Minimally Invasive Magnetic Resonance Imaging-Guided Delivery of Neural Stem Cells into the Porcine Spinal Cord
Jason J Lamanna1,2, Lindsey N Urquia1, Carl V Hurtig1, Juanmarco Gutierrez1, Cody Anderson3, Pete Piferi4, Thais Federici1, Nicholas M Boulis1,2, and John N Oshinski2,5
1Neurosurgery, Emory University, Atlanta, GA, United States, 2Biomedical Engineering, Emory University & Georgia Institute of Technology, Atlanta, GA, United States, 3Physics, Emory University, Atlanta, GA, United States, 4MRI Interventions, Inc., Memphis, TN, United States, 5Radiology, Emory University, Atlanta, GA, United States

Transplantation of cellular therapeutics to the spinal cord is conventionally done with either systemic administration, or local injection following surgical exposure of the spinal cord. For intraparenchymal transplantation, targeting to the spinal cord is based on a combination pre-operative MRI measurements and anatomical landmarks. Our group developed an MR-compatible spinal cord injection system capable of replacing invasive surgical procedures. Here we present the proof-of-principle for percutaneous, intraparenchymal transplantation of stem cells into the spinal cord of a live Gottingen minipig under MRI guidance.

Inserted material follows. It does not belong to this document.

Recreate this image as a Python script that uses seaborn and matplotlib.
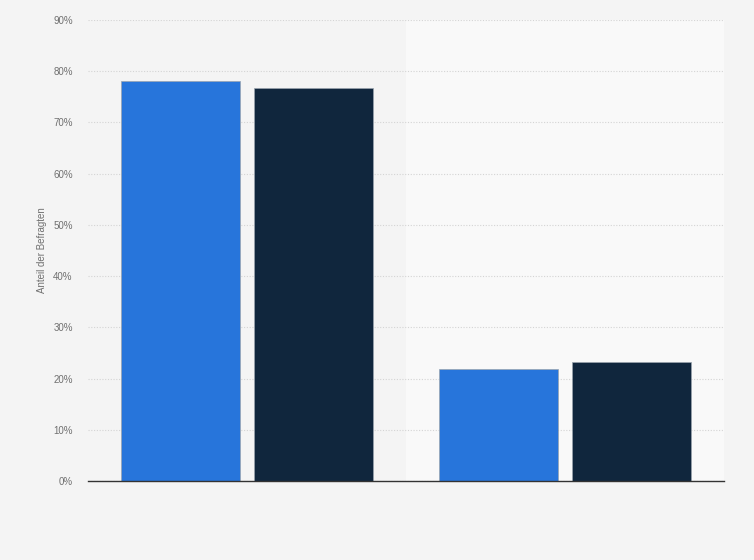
import matplotlib
matplotlib.use("Agg")
import matplotlib.pyplot as plt
import matplotlib.ticker as mticker
import pandas as pd
import seaborn as sns

# ── data ──────────────────────────────────────────────────────────────────────
categories = ["Ja", "Nein"]
series = ["Gruppe A", "Gruppe B"]
values_a = [78.0, 21.8]
values_b = [76.8, 23.2]
y_ticks = [0, 10, 20, 30, 40, 50, 60, 70, 80, 90]

df = pd.DataFrame({
    "Kategorie": categories * 2,
    "Serie": [series[0]] * len(categories) + [series[1]] * len(categories),
    "Anteil": values_a + values_b,
})

# ── plot ──────────────────────────────────────────────────────────────────────
sns.set_style("white")
plt.rcParams["font.family"] = ["Liberation Sans", "DejaVu Sans"]

fig = plt.figure(figsize=(7.54, 5.6), dpi=100, facecolor="#f4f4f4")
ax = fig.add_axes([88 / 754, 79 / 560, 636 / 754, 461 / 560])
ax.set_facecolor("#f4f4f4")

# lighter band behind the second group
ax.axvspan(0.5, 1.5, color="#f9f9f9", zorder=0)

sns.barplot(data=df, x="Kategorie", y="Anteil", hue="Serie",
            palette=["#2775db", "#10263d"], width=0.836, gap=0.105,
            saturation=1, linewidth=0.5, edgecolor="#9aa4ae",
            legend=False, ax=ax, zorder=3)

ax.set_xlim(-0.5, 1.5)
ax.set_ylim(0, 90)
ax.set_yticks(y_ticks)
ax.yaxis.set_major_formatter(mticker.FuncFormatter(lambda v, _: f"{v:.0f}%"))
ax.grid(axis="y", color="#d4d4d4", linestyle=(0, (1, 1.5)), linewidth=0.8, zorder=1)
ax.set_axisbelow(True)

ax.set_xticks([])
ax.set_xlabel("")
ax.set_ylabel("Anteil der Befragten", fontsize=7, color="#707070", labelpad=4.5)
ax.tick_params(axis="y", length=0, labelsize=7, labelcolor="#707070", pad=11)

for side in ["top", "right", "left"]:
    ax.spines[side].set_visible(False)
ax.spines["bottom"].set_color("#333333")
ax.spines["bottom"].set_linewidth(1)
ax.spines["bottom"].set_zorder(5)

fig.savefig("out.png", dpi=100, facecolor=fig.get_facecolor())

15:18 0872.   Wide-Bore MRI Guided DBS Surgery: Initial Experience
Karl K Vigen1, Deborah Rusy2, Laura Buyan-Dent3, Nancy L Ninman3, and Karl A Sillay4,5
1Radiology, University of Wisconsin-Madison, Madison, WI, United States, 2Anesthesiology, University of Wisconsin-Madison, Madison, WI, United States,3Neurology, University of Wisconsin-Madison, Madison, WI, United States, 4Semmes-Murphy Neurologic and Spine Institute, Memphis, TN, United States,5Neurosurgery and Electrical Engineering & Computer Science, University of Tennessee, Memphis, TN, United States

MRI-guided surgery for deep-brain stimulator (DBS) placement has emerged as a promising alternative for conventional awake DBS surgery. We report initial experience and the targeting accuracy of the procedure in an initial cohort of patients using a 70-cm bore MRI system in a purposely designed MR-OR suite.